- Written request
From the entries that follow, gather each line holding the word "image".

▬▬▬

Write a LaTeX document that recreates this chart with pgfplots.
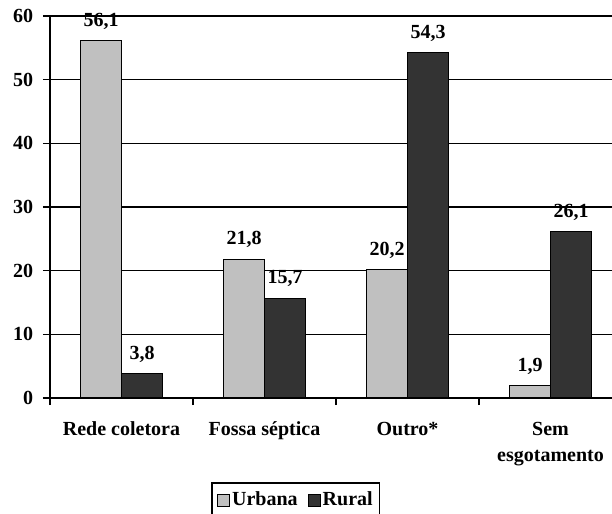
\documentclass[border=0pt]{standalone}
\usepackage{fontspec}
\setmainfont{Liberation Serif}
\usepackage{pgfplots}
\pgfplotsset{compat=1.18}
\definecolor{urbana}{HTML}{C0C0C0}
\definecolor{rural}{HTML}{333333}
\begin{document}
\fontsize{20bp}{26bp}\selectfont\bfseries
\begin{tikzpicture}
\begin{axis}[
    at={(50bp,116bp)}, anchor=south west,
    scale only axis, width=572bp, height=382bp,
    ybar=0pt, bar width=41bp,
    xmin=-0.5, xmax=3.5, ymin=0, ymax=60,
    axis x line*=bottom, axis y line*=left,
    axis line style={black, line width=1.5bp},
    ytick={0,10,...,50},
    extra y ticks={60},
    extra y tick style={grid style={gray!45, line width=1.5bp}},
    ymajorgrids,
    major grid style={black, line width=1.5bp},
    yticklabel style={xshift=-3bp, /pgf/number format/precision=0, /pgf/number format/fixed zerofill=false},
    xtick={0,1,2,3},
    xticklabels={Rede coletora, Fossa séptica, Outro*, {Sem\\esgotamento}},
    xticklabel style={align=center, yshift=-10bp},
    major x tick style={draw=none},
    minor xtick={-0.5,0.5,1.5,2.5,3.5},
    tick align=outside,
    major tick length=7bp, minor tick length=7bp,
    tick style={black, line width=1.5bp},
    /pgf/number format/assume math mode=true,
    /pgf/number format/use comma,
    /pgf/number format/fixed,
    /pgf/number format/precision=1,
    /pgf/number format/fixed zerofill,
    nodes near coords,
    nodes near coords style={font=\bfseries, yshift=4bp},
    clip=false,
    legend style={at={(0.43,-0.22)}, anchor=north, draw=black, line width=1.5bp,
        font=\bfseries, inner xsep=5bp, inner ysep=7bp,
        /tikz/every even column/.append style={column sep=8bp}},
    legend columns=-1,
    legend image code/.code={\draw[#1, draw=black, line width=1bp] (0bp,-6bp) rectangle (12bp,6bp);},
]
\addplot[fill=urbana, draw=black, line width=1bp] coordinates {(0,56.1) (1,21.8) (2,20.2) (3,1.9)};
\addplot[fill=rural, draw=black, line width=1bp] coordinates {(0,3.8) (1,15.7) (2,54.3) (3,26.1)};
\legend{Urbana, Rural}
\end{axis}
\pgfresetboundingbox
\useasboundingbox (0,0) rectangle (612bp,514bp);
\end{tikzpicture}
\end{document}
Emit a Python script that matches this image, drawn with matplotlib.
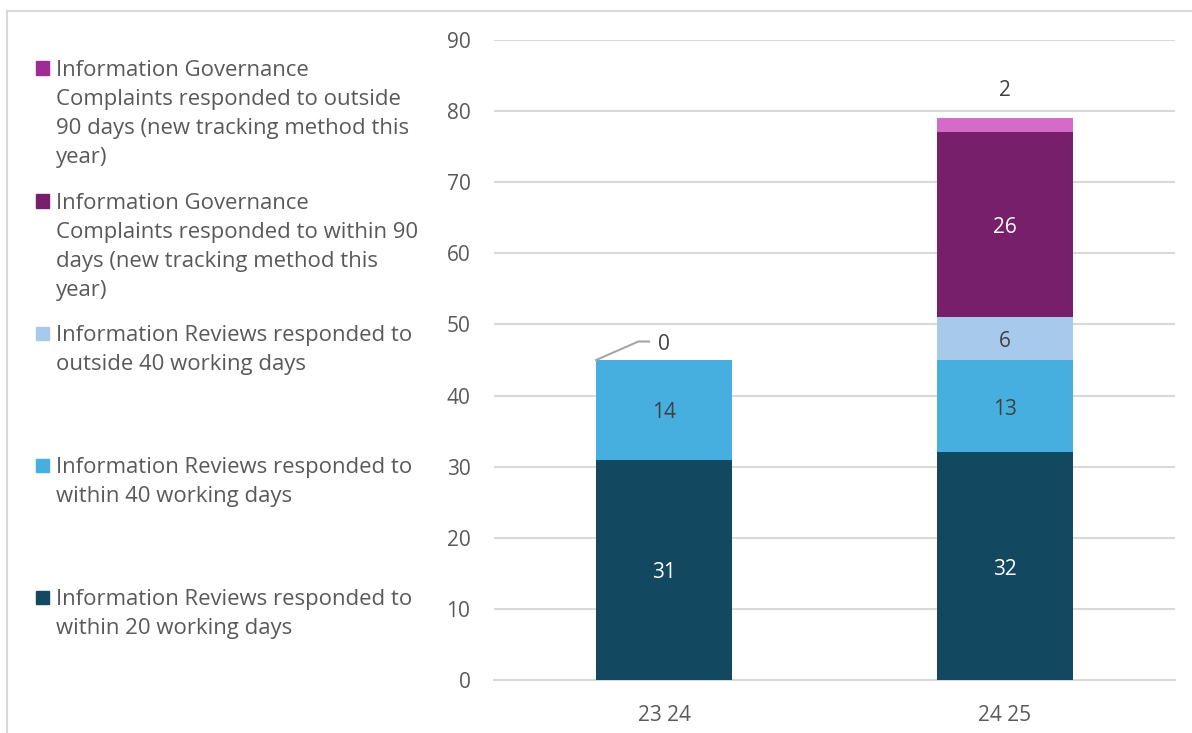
import matplotlib
matplotlib.use("Agg")
import matplotlib.pyplot as plt
from matplotlib.patches import Rectangle
from matplotlib.lines import Line2D
import numpy as np

plt.rcParams['font.family'] = ['Open Sans', 'DejaVu Sans']

categories = ["23 24", "24 25"]
series_names = [
    "Information Reviews responded to\nwithin 20 working days",
    "Information Reviews responded to\nwithin 40 working days",
    "Information Reviews responded to\noutside 40 working days",
    "Information Governance\nComplaints responded to within 90\ndays (new tracking method this\nyear)",
    "Information Governance\nComplaints responded to outside\n90 days (new tracking method this\nyear)",
]
within20 = [31, 32]
within40 = [14, 13]
outside40 = [0, 6]
ig_within90 = [0, 26]
ig_outside90 = [0, 2]
yticks = [0, 10, 20, 30, 40, 50, 60, 70, 80, 90]

series_values = [within20, within40, outside40, ig_within90, ig_outside90]
bar_colors = ["#134861", "#46AFE0", "#A7CAEC", "#771F6B", "#D56BC9"]
legend_colors = ["#134861", "#46AFE0", "#A7CAEC", "#771F6B", "#A02B93"]
label_colors = ["white", "#404040", "#404040", "white", "#404040"]

W, H = 1192, 733
fig = plt.figure(figsize=(W / 100, H / 100), dpi=100)
ax = fig.add_axes([494 / W, 1 - 680 / H, (1175 - 494) / W, (680 - 40) / H])

x = np.arange(len(categories))
bottom = np.zeros(len(categories))
for vals, col in zip(series_values, bar_colors):
    ax.bar(x, vals, width=0.40, bottom=bottom, color=col, zorder=3)
    bottom += np.array(vals)


def label(xv, yv, s, color):
    ax.annotate(s, (xv, yv), xytext=(0, -3), textcoords='offset pixels',
                ha='center', va='center', color=color, fontsize=15, zorder=4)


# data labels
bottom = np.zeros(len(categories))
for si, (vals, lc) in enumerate(zip(series_values, label_colors)):
    for ci, v in enumerate(vals):
        if v >= 5:
            label(x[ci], bottom[ci] + v / 2, str(v), lc)
    bottom += np.array(vals)

# outside labels
tot0 = sum(s[0] for s in series_values[:3])
label(x[0], tot0 + 2.6, str(outside40[0]), '#404040')
ax.plot([x[0] - 0.20, x[0] - 0.076, x[0] - 0.045], [tot0, tot0 + 2.6, tot0 + 2.6],
        color='#A6A6A6', lw=1.5, zorder=4, clip_on=False)
tot1 = sum(s[1] for s in series_values)
label(x[1], tot1 + 4.3, str(ig_outside90[1]), '#404040')

ax.set_xlim(-0.5, 1.5)
ax.set_ylim(0, 90)
ax.set_yticks(yticks)
ax.set_xticks(x)
ax.set_xticklabels(categories)
ax.yaxis.grid(True, color='#D9D9D9', lw=1.5, zorder=0)
for s in ['top', 'right', 'left']:
    ax.spines[s].set_visible(False)
ax.spines['bottom'].set_color('#D9D9D9')
ax.spines['bottom'].set_linewidth(1.5)
ax.tick_params(axis='both', length=0, labelsize=15, labelcolor='#595959')
ax.tick_params(axis='y', pad=17)
ax.tick_params(axis='x', pad=18)

# manual legend
entries = [
    (4, 68), (3, 201), (2, 333), (1, 465), (0, 597),
]
for si, yc in entries:
    fig.patches.append(Rectangle((36 / W, 1 - (yc + 6.5) / H), 13 / W, 13 / H,
                                 transform=fig.transFigure, color=legend_colors[si]))
    fig.text(56 / W, 1 - (yc - 8) / H, series_names[si], ha='left', va='top',
             fontsize=15.9, color='#595959', linespacing=1.5)

# outer frame
fig.add_artist(Line2D([7 / W, 1191 / W], [1 - 11 / H, 1 - 11 / H], transform=fig.transFigure,
                      color='#D9D9D9', lw=1.5))
fig.add_artist(Line2D([7 / W, 7 / W], [1 - 11 / H, 0], transform=fig.transFigure,
                      color='#D9D9D9', lw=1.5))

fig.savefig("out.png", dpi=100)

▬▬▬

- The completed task
    legend image code/.code={\draw[#1, draw=black, line width=1bp] (0bp,-6bp) rectangle (12bp,6bp);},
Emit a Python script that matches this image, drawn with matplotlib.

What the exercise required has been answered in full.